I just can't fire that many cylinders at once, you know?
(Soap actors, for the record, don't tend to get retakes or retouching, but do get closeups, so they're sort of a weird hybrid of stage acting and movie acting.)
Soap actors, for the record, don't tend to get retakes or retouching, but do get closeups, so they're sort of a weird hybrid of stage acting and movie acting.
Which probably explains SMG's described gift for finding the light.
This is an interestong discussion. For me, I can usually feel the difference between A and B, but it's sometimes hard for me to get the in-between stuff Betsy was talking about. And there are some things that are just hard for me, full stop -- in yoga, I have a terrible time telling if my back is arched enough.
Matt Damon looked like a truly pathetic overactor in Mystic Pizza, but really it was just the first time he was in a movie, and he didn't get it yet.
I realized that I did not have enough active brain cells at any given moment to do that.
Yip.
That's what I am taking out of watching Farscape, is that you need to not only say the words with emotion, you need to move in such a way that the bits of plastic around you are imbued with emotion.

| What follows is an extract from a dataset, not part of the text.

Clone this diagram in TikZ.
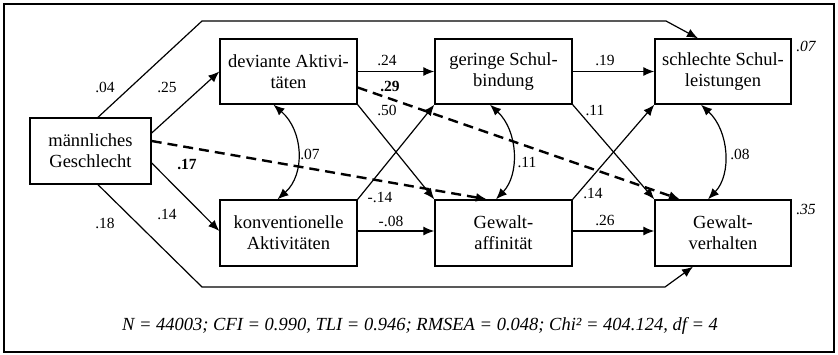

That's what fascinates me -- not the playing pretend (which I love), but the amount of intellectual work that has to power the playing pretend in order for it to work.
Like, when I sit down and write, I'm not (mostly) thinking about technique, because there are years of thinking about technique behind me. But the technique is there, and if I stop and think about it, I know why I'm doing what I'm doing.
Which probably explains SMG's described gift for finding the light.
t techie
Hell, I know a lot of stage actors who still can't find their goddamned light, even when it's a spot. It's beyond me. You're in the light, everything is brighter. You're out of the light, everything is dark.
t /techie
You're in the light, everything is brighter. You're out of the light, everything is dark.
They're not looking at stuff? Everything seems bright enough when they're not in the light, and they only process changes, NSM absolutes (that's me and music, for instance)?